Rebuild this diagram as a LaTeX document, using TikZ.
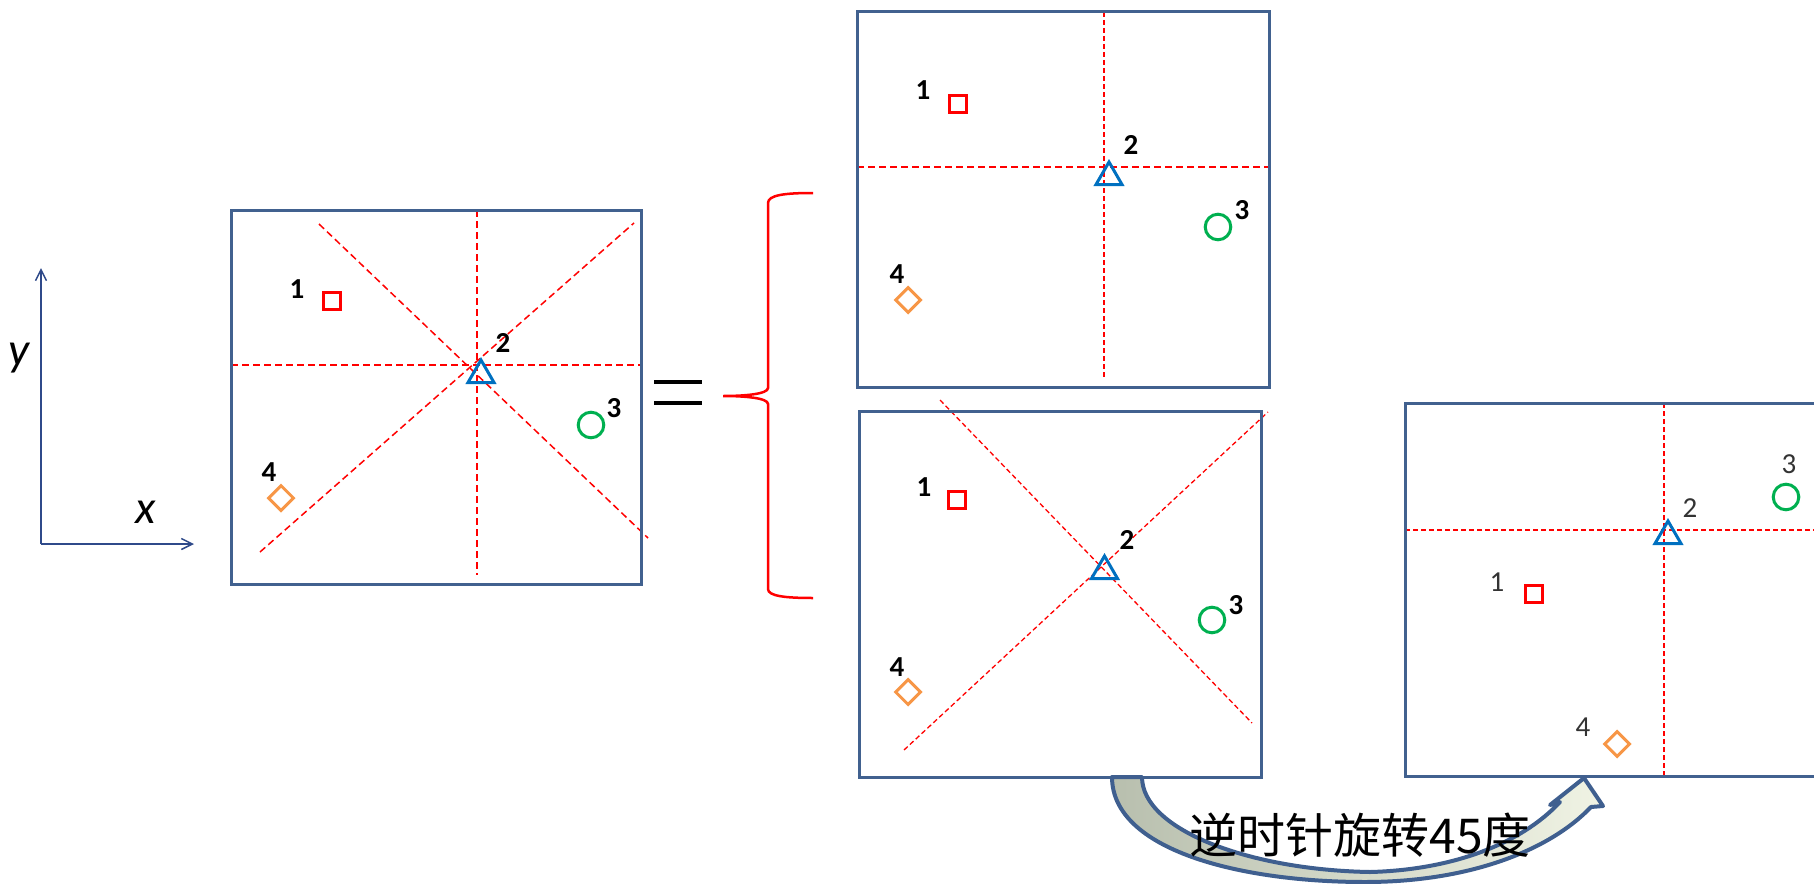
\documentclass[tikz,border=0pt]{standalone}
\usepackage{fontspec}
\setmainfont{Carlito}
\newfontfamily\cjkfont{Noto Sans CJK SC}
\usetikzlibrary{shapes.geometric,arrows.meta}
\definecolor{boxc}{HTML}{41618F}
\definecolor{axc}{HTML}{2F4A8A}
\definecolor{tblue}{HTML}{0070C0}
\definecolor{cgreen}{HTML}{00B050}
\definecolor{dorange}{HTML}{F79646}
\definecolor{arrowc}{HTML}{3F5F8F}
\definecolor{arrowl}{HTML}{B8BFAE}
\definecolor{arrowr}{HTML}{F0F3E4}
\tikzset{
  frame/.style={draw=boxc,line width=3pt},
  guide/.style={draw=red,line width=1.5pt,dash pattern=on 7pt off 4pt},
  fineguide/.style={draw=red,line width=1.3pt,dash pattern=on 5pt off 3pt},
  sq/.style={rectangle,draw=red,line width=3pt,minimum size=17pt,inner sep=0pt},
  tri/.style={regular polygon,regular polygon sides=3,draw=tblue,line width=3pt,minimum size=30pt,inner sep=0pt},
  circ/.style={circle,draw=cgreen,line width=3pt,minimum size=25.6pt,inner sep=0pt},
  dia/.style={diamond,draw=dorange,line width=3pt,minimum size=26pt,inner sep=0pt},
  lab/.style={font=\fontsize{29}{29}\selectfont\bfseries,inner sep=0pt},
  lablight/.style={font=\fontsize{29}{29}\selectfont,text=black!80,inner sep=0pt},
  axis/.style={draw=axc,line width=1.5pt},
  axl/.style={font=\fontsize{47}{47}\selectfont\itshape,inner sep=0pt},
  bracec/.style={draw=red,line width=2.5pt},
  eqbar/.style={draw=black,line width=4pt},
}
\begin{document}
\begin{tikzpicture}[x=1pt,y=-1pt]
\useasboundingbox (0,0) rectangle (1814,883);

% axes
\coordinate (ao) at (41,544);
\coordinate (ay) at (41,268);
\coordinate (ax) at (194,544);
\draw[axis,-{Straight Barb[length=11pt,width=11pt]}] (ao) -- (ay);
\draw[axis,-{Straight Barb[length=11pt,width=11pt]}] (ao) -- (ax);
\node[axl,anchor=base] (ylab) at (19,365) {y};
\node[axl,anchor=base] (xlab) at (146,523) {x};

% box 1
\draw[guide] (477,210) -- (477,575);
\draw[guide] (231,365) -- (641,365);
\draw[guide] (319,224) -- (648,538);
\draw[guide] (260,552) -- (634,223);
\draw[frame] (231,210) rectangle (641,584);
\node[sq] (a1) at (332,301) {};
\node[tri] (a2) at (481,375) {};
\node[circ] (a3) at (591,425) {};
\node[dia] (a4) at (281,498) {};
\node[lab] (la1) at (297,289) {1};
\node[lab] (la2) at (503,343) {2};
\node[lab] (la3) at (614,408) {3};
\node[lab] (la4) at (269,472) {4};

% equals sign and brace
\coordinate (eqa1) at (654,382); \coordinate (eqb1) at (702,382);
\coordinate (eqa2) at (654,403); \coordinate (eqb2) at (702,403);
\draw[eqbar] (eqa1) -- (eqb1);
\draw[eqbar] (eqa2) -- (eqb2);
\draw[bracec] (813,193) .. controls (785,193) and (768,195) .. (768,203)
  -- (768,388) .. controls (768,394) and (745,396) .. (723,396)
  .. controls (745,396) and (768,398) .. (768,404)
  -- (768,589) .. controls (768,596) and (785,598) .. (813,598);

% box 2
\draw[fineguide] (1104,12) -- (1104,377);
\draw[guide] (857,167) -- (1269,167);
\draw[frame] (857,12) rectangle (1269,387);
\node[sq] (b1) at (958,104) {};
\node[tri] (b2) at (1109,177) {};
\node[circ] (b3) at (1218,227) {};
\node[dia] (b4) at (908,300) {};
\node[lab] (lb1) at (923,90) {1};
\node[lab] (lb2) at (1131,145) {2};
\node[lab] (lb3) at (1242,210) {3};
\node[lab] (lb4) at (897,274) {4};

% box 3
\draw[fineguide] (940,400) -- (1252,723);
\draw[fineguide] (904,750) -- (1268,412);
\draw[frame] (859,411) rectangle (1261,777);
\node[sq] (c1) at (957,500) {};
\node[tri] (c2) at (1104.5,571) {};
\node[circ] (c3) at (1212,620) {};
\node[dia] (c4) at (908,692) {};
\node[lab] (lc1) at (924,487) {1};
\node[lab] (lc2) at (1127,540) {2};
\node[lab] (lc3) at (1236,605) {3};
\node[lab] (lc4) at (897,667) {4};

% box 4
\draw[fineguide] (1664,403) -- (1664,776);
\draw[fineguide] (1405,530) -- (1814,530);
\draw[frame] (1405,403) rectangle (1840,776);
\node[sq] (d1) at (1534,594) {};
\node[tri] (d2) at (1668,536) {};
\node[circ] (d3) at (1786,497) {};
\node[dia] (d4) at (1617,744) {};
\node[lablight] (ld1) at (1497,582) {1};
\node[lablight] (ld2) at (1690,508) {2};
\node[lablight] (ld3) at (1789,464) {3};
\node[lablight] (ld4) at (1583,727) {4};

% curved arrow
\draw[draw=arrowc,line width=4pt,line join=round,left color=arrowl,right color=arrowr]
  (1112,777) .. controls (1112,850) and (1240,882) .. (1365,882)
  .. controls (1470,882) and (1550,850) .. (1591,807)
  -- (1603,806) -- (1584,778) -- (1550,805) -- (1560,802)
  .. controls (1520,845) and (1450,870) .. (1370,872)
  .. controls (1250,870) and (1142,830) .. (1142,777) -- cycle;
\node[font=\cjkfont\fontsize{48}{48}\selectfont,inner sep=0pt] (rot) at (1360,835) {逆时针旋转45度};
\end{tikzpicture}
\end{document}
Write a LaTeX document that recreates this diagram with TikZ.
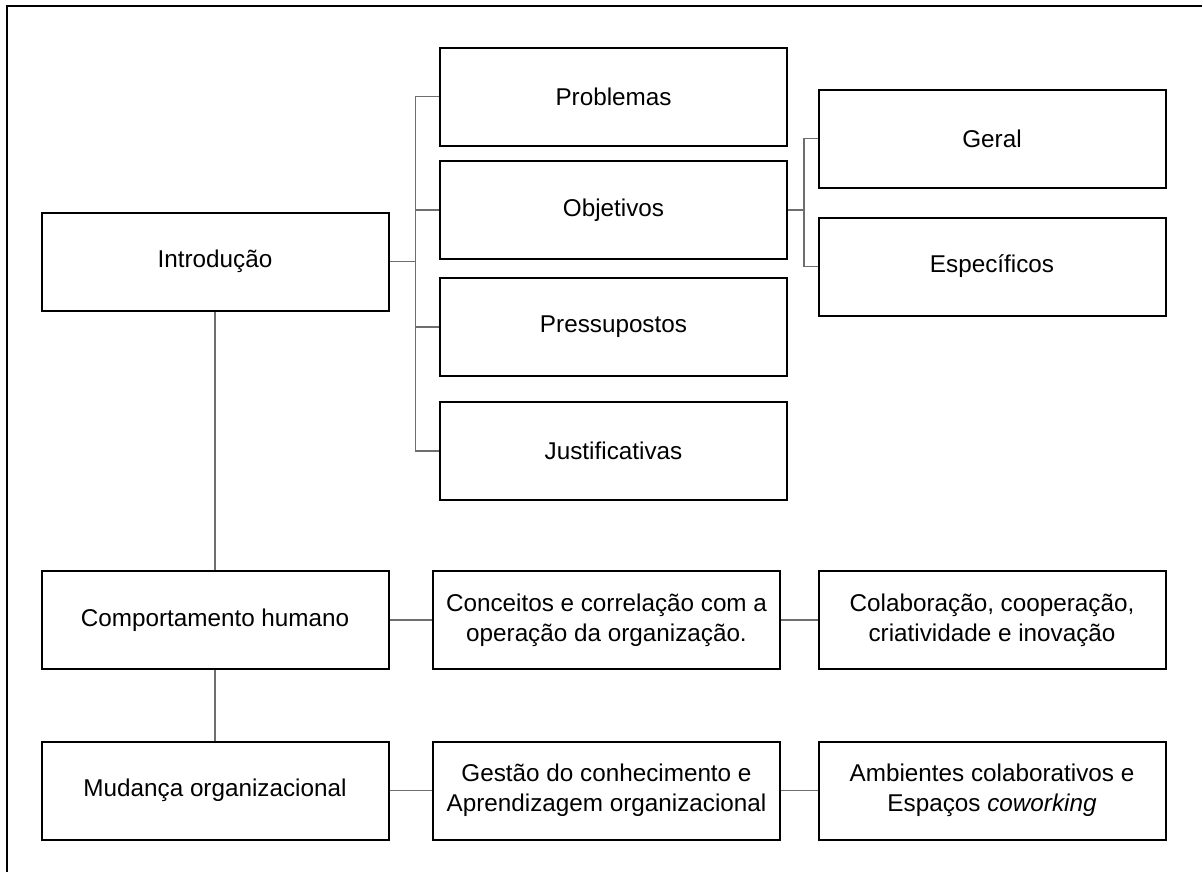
■ ■ ■
__PROBLEM TO SOLVE__. Quote all of the entries word for word, omitting any pictures.

__ANSWER TO THE PROBLEM__.
Rebuild this diagram as a LaTeX document, using TikZ.
\documentclass[tikz,border=0pt]{standalone}
\usepackage{fontspec}
\setmainfont{Carlito}
\newfontfamily\cjkfont{Noto Sans CJK SC}
\usetikzlibrary{shapes.geometric,arrows.meta}
\definecolor{boxc}{HTML}{41618F}
\definecolor{axc}{HTML}{2F4A8A}
\definecolor{tblue}{HTML}{0070C0}
\definecolor{cgreen}{HTML}{00B050}
\definecolor{dorange}{HTML}{F79646}
\definecolor{arrowc}{HTML}{3F5F8F}
\definecolor{arrowl}{HTML}{B8BFAE}
\definecolor{arrowr}{HTML}{F0F3E4}
\tikzset{
  frame/.style={draw=boxc,line width=3pt},
  guide/.style={draw=red,line width=1.5pt,dash pattern=on 7pt off 4pt},
  fineguide/.style={draw=red,line width=1.3pt,dash pattern=on 5pt off 3pt},
  sq/.style={rectangle,draw=red,line width=3pt,minimum size=17pt,inner sep=0pt},
  tri/.style={regular polygon,regular polygon sides=3,draw=tblue,line width=3pt,minimum size=30pt,inner sep=0pt},
  circ/.style={circle,draw=cgreen,line width=3pt,minimum size=25.6pt,inner sep=0pt},
  dia/.style={diamond,draw=dorange,line width=3pt,minimum size=26pt,inner sep=0pt},
  lab/.style={font=\fontsize{29}{29}\selectfont\bfseries,inner sep=0pt},
  lablight/.style={font=\fontsize{29}{29}\selectfont,text=black!80,inner sep=0pt},
  axis/.style={draw=axc,line width=1.5pt},
  axl/.style={font=\fontsize{47}{47}\selectfont\itshape,inner sep=0pt},
  bracec/.style={draw=red,line width=2.5pt},
  eqbar/.style={draw=black,line width=4pt},
}
\begin{document}
\begin{tikzpicture}[x=1pt,y=-1pt]
\useasboundingbox (0,0) rectangle (1814,883);

% axes
\coordinate (ao) at (41,544);
\coordinate (ay) at (41,268);
\coordinate (ax) at (194,544);
\draw[axis,-{Straight Barb[length=11pt,width=11pt]}] (ao) -- (ay);
\draw[axis,-{Straight Barb[length=11pt,width=11pt]}] (ao) -- (ax);
\node[axl,anchor=base] (ylab) at (19,365) {y};
\node[axl,anchor=base] (xlab) at (146,523) {x};

% box 1
\draw[guide] (477,210) -- (477,575);
\draw[guide] (231,365) -- (641,365);
\draw[guide] (319,224) -- (648,538);
\draw[guide] (260,552) -- (634,223);
\draw[frame] (231,210) rectangle (641,584);
\node[sq] (a1) at (332,301) {};
\node[tri] (a2) at (481,375) {};
\node[circ] (a3) at (591,425) {};
\node[dia] (a4) at (281,498) {};
\node[lab] (la1) at (297,289) {1};
\node[lab] (la2) at (503,343) {2};
\node[lab] (la3) at (614,408) {3};
\node[lab] (la4) at (269,472) {4};

% equals sign and brace
\coordinate (eqa1) at (654,382); \coordinate (eqb1) at (702,382);
\coordinate (eqa2) at (654,403); \coordinate (eqb2) at (702,403);
\draw[eqbar] (eqa1) -- (eqb1);
\draw[eqbar] (eqa2) -- (eqb2);
\draw[bracec] (813,193) .. controls (785,193) and (768,195) .. (768,203)
  -- (768,388) .. controls (768,394) and (745,396) .. (723,396)
  .. controls (745,396) and (768,398) .. (768,404)
  -- (768,589) .. controls (768,596) and (785,598) .. (813,598);

% box 2
\draw[fineguide] (1104,12) -- (1104,377);
\draw[guide] (857,167) -- (1269,167);
\draw[frame] (857,12) rectangle (1269,387);
\node[sq] (b1) at (958,104) {};
\node[tri] (b2) at (1109,177) {};
\node[circ] (b3) at (1218,227) {};
\node[dia] (b4) at (908,300) {};
\node[lab] (lb1) at (923,90) {1};
\node[lab] (lb2) at (1131,145) {2};
\node[lab] (lb3) at (1242,210) {3};
\node[lab] (lb4) at (897,274) {4};

% box 3
\draw[fineguide] (940,400) -- (1252,723);
\draw[fineguide] (904,750) -- (1268,412);
\draw[frame] (859,411) rectangle (1261,777);
\node[sq] (c1) at (957,500) {};
\node[tri] (c2) at (1104.5,571) {};
\node[circ] (c3) at (1212,620) {};
\node[dia] (c4) at (908,692) {};
\node[lab] (lc1) at (924,487) {1};
\node[lab] (lc2) at (1127,540) {2};
\node[lab] (lc3) at (1236,605) {3};
\node[lab] (lc4) at (897,667) {4};

% box 4
\draw[fineguide] (1664,403) -- (1664,776);
\draw[fineguide] (1405,530) -- (1814,530);
\draw[frame] (1405,403) rectangle (1840,776);
\node[sq] (d1) at (1534,594) {};
\node[tri] (d2) at (1668,536) {};
\node[circ] (d3) at (1786,497) {};
\node[dia] (d4) at (1617,744) {};
\node[lablight] (ld1) at (1497,582) {1};
\node[lablight] (ld2) at (1690,508) {2};
\node[lablight] (ld3) at (1789,464) {3};
\node[lablight] (ld4) at (1583,727) {4};

% curved arrow
\draw[draw=arrowc,line width=4pt,line join=round,left color=arrowl,right color=arrowr]
  (1112,777) .. controls (1112,850) and (1240,882) .. (1365,882)
  .. controls (1470,882) and (1550,850) .. (1591,807)
  -- (1603,806) -- (1584,778) -- (1550,805) -- (1560,802)
  .. controls (1520,845) and (1450,870) .. (1370,872)
  .. controls (1250,870) and (1142,830) .. (1142,777) -- cycle;
\node[font=\cjkfont\fontsize{48}{48}\selectfont,inner sep=0pt] (rot) at (1360,835) {逆时针旋转45度};
\end{tikzpicture}
\end{document}
Write a LaTeX document that recreates this diagram with TikZ.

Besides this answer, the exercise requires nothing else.